Figure scripts
--- Start ---
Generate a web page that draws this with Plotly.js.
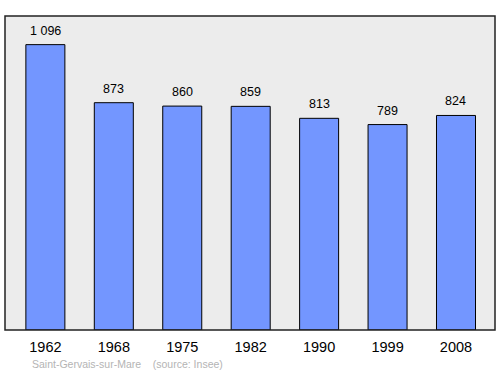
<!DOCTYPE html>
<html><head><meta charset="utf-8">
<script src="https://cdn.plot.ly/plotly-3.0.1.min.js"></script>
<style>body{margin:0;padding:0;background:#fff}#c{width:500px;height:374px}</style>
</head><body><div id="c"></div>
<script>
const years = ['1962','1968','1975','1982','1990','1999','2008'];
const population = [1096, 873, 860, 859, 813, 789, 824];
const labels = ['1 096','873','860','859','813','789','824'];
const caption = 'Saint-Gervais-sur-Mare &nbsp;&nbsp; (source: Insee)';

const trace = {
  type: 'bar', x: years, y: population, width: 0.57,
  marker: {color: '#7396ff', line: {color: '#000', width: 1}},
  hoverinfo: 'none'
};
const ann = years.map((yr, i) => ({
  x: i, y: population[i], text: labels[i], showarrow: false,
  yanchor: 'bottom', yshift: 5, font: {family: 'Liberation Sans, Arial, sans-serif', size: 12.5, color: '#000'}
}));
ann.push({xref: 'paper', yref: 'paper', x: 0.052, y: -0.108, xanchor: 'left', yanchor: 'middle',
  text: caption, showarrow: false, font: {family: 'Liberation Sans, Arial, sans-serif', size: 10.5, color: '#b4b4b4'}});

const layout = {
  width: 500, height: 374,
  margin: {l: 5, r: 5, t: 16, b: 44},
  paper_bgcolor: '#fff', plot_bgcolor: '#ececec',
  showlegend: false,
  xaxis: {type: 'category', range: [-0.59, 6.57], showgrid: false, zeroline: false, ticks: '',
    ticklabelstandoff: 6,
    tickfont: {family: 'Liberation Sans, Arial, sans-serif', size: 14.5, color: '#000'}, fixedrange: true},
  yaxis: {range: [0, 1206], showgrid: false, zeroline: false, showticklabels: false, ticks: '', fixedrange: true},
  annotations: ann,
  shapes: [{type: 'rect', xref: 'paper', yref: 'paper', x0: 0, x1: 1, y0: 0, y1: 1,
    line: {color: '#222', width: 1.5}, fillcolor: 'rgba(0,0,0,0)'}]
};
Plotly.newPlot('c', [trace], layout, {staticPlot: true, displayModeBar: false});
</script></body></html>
--- End ---
--- Start ---
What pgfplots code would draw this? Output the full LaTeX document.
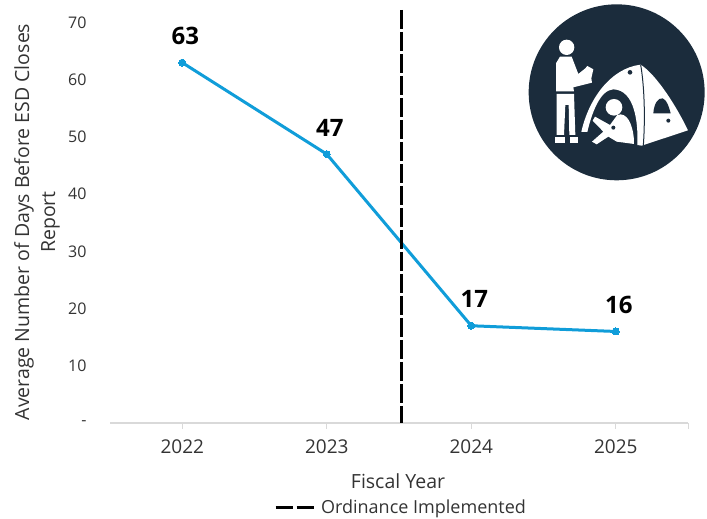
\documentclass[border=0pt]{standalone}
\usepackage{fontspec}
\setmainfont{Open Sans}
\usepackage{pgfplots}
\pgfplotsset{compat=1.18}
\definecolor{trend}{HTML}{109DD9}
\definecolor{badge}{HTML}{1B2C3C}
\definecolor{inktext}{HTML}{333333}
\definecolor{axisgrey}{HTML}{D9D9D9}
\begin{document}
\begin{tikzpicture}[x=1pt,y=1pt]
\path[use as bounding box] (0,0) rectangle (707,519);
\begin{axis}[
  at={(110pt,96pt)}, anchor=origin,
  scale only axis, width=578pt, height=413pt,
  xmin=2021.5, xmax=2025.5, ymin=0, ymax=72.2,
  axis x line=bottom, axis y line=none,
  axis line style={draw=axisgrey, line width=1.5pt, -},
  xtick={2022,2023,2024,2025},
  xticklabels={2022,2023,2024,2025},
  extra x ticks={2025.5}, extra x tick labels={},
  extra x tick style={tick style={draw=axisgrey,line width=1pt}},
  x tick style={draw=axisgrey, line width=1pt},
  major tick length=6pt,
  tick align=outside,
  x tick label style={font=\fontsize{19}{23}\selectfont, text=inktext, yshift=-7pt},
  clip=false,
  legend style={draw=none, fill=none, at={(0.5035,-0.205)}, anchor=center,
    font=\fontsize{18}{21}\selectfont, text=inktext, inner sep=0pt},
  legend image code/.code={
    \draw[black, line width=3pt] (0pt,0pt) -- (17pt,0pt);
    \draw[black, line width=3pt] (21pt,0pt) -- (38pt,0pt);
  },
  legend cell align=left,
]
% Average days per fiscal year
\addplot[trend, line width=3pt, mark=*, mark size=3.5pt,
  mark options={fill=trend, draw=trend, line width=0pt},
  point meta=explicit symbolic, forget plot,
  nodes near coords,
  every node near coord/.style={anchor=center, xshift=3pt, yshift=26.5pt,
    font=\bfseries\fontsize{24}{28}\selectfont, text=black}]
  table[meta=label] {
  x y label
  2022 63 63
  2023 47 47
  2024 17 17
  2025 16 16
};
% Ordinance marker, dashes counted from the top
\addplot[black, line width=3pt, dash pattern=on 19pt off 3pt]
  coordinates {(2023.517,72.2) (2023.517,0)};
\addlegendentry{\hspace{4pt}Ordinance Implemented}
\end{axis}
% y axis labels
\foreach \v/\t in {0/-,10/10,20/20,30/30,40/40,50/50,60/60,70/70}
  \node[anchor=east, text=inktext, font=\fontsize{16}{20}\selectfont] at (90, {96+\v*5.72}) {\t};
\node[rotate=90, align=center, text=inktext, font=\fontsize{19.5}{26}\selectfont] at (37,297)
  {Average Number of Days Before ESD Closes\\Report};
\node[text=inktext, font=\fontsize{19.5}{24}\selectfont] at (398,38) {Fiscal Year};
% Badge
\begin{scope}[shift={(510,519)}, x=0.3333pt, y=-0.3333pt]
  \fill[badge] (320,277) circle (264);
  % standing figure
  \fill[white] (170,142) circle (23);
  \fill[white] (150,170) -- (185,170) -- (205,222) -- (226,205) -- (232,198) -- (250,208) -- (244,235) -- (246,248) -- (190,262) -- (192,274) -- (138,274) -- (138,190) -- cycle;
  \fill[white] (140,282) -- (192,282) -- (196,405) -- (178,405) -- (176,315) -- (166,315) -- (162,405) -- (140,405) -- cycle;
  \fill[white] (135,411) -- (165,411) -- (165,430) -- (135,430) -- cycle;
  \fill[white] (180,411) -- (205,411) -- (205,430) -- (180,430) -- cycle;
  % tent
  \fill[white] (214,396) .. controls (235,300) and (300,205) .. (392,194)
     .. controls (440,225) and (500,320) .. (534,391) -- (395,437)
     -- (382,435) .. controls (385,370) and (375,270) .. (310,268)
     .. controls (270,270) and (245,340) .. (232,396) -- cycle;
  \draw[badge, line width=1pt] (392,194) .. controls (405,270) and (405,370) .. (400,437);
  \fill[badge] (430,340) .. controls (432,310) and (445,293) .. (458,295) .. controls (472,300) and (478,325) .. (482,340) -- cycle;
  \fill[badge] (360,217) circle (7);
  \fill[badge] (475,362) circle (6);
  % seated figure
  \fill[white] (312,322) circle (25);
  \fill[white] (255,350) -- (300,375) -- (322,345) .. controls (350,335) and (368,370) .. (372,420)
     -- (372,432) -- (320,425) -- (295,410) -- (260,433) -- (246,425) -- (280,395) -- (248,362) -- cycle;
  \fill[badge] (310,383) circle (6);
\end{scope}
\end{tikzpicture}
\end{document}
--- End ---
--- Start ---
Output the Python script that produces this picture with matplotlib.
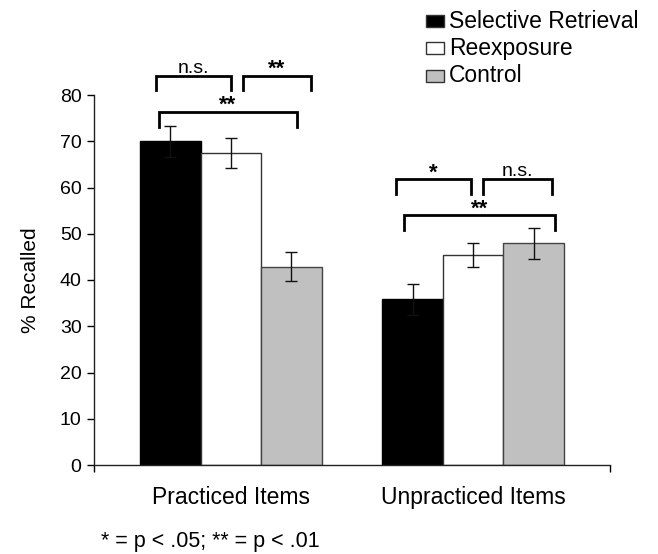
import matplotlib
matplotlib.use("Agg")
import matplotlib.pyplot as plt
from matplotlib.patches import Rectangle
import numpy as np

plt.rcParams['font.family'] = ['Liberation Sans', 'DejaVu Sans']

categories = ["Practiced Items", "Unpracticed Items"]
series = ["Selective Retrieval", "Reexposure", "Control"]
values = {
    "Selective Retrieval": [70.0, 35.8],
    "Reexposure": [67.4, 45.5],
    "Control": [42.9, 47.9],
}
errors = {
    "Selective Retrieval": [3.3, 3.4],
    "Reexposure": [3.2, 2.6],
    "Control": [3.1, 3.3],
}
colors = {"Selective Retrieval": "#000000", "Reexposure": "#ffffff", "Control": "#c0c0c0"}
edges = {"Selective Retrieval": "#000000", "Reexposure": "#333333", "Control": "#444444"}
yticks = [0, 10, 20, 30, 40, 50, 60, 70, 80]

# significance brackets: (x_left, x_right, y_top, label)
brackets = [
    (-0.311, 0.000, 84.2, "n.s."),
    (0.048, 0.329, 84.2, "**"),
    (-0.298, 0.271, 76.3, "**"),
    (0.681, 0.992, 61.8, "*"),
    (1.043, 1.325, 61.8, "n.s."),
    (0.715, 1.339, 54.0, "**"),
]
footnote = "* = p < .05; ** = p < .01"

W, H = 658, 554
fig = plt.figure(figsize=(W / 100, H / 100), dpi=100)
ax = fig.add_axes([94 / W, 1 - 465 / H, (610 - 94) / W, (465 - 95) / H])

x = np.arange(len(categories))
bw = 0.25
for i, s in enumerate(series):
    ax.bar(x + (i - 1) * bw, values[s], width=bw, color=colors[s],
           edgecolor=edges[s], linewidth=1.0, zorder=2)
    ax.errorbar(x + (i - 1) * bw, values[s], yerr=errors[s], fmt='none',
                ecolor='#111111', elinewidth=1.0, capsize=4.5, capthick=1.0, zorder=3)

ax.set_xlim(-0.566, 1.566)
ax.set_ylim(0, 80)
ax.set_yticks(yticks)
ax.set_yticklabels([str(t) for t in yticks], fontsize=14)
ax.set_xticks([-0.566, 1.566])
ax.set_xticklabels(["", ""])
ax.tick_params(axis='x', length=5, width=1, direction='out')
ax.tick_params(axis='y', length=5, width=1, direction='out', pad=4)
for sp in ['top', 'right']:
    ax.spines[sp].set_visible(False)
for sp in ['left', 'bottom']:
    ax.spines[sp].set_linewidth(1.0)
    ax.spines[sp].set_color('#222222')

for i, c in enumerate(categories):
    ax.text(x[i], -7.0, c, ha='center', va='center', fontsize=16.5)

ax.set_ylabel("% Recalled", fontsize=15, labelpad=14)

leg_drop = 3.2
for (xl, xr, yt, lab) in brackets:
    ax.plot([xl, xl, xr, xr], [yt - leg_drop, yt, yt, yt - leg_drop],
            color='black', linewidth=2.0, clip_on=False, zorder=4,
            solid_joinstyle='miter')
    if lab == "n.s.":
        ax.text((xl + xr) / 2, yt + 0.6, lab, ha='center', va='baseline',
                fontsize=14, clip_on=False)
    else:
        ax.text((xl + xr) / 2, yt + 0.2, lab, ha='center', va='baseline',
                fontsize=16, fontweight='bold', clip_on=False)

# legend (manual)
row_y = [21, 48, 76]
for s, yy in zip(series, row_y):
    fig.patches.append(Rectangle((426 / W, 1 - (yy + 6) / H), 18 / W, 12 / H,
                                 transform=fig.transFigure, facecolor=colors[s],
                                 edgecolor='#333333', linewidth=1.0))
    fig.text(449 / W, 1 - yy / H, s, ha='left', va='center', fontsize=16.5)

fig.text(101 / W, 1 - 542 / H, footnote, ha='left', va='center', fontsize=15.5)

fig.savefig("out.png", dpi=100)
--- End ---
### EXERCISE
Exactly the lines starting at the line containing "Generate a web" and ending at the line containing "</script></body></html>" should be transcribed, both included; omit the pictures.

### PROBLEM SOLUTION
Generate a web page that draws this with Plotly.js.
<!DOCTYPE html>
<html><head><meta charset="utf-8">
<script src="https://cdn.plot.ly/plotly-3.0.1.min.js"></script>
<style>body{margin:0;padding:0;background:#fff}#c{width:500px;height:374px}</style>
</head><body><div id="c"></div>
<script>
const years = ['1962','1968','1975','1982','1990','1999','2008'];
const population = [1096, 873, 860, 859, 813, 789, 824];
const labels = ['1 096','873','860','859','813','789','824'];
const caption = 'Saint-Gervais-sur-Mare &nbsp;&nbsp; (source: Insee)';

const trace = {
  type: 'bar', x: years, y: population, width: 0.57,
  marker: {color: '#7396ff', line: {color: '#000', width: 1}},
  hoverinfo: 'none'
};
const ann = years.map((yr, i) => ({
  x: i, y: population[i], text: labels[i], showarrow: false,
  yanchor: 'bottom', yshift: 5, font: {family: 'Liberation Sans, Arial, sans-serif', size: 12.5, color: '#000'}
}));
ann.push({xref: 'paper', yref: 'paper', x: 0.052, y: -0.108, xanchor: 'left', yanchor: 'middle',
  text: caption, showarrow: false, font: {family: 'Liberation Sans, Arial, sans-serif', size: 10.5, color: '#b4b4b4'}});

const layout = {
  width: 500, height: 374,
  margin: {l: 5, r: 5, t: 16, b: 44},
  paper_bgcolor: '#fff', plot_bgcolor: '#ececec',
  showlegend: false,
  xaxis: {type: 'category', range: [-0.59, 6.57], showgrid: false, zeroline: false, ticks: '',
    ticklabelstandoff: 6,
    tickfont: {family: 'Liberation Sans, Arial, sans-serif', size: 14.5, color: '#000'}, fixedrange: true},
  yaxis: {range: [0, 1206], showgrid: false, zeroline: false, showticklabels: false, ticks: '', fixedrange: true},
  annotations: ann,
  shapes: [{type: 'rect', xref: 'paper', yref: 'paper', x0: 0, x1: 1, y0: 0, y1: 1,
    line: {color: '#222', width: 1.5}, fillcolor: 'rgba(0,0,0,0)'}]
};
Plotly.newPlot('c', [trace], layout, {staticPlot: true, displayModeBar: false});
</script></body></html>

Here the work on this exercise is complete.